Et l'Europe, autrefois premier violon du monde, qui a colonisé les continents asiatique, américain et africain et a été la première de la planète dans de nombreux domaines, n'est plus la même, elle cherche aujourd'hui des solutions à ses problèmes politiques, économiques et de défense. C'est ce qui ressort de plusieurs interventions de politologues arabes. Ils cherchent également à comprendre l'impact de la pression temporelle entre l'Europe occidentale et l'administration Trump au Moyen-Orient.

Les États du Golfe comprennent que le déclin de l'intérêt des États-Unis pour l'Ukraine pourrait également se traduire par une moindre attention portée au Moyen-Orient. Cela les pousse à renforcer leur indépendance stratégique, soit en élargissant les partenariats avec la Chine et la Russie, soit en renforçant leur rôle de médiateur dans les conflits internationaux, indique la publication émiratie.

L'Égypte, pour sa part, observe l'évolution de la position de Washington, car elle se rend compte que tout changement radical de sa politique pourrait affecter le montant du soutien militaire et économique qu'elle reçoit.

La rencontre (ou plutôt l'accrochage) entre D. Trump et V. Zelensky le 28 février dernier n'était pas seulement une réunion politique, mais un tournant qui a ouvert la voie à la formation d'un nouvel ordre mondial, estime l'observateur émirati. Washington n'est plus prêt à jouer le rôle de défenseur absolu de ses alliés et le monde s'adapte à cette nouvelle réalité.

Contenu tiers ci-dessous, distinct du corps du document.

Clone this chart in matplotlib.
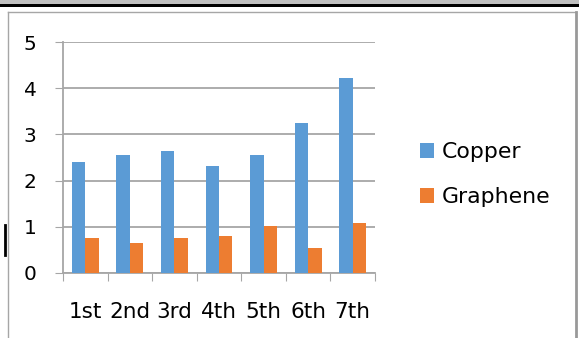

La grande question qui se pose aujourd'hui est la suivante : les alliés, que ce soit en Europe ou au Moyen-Orient, seront-ils en mesure de s'adapter à ce changement ? Ou bien ce changement créera-t-il un vide géopolitique qui sera exploité par d'autres puissances telles que la Russie et la Chine ? L'avenir nous le dira,  conclut le journal émirati.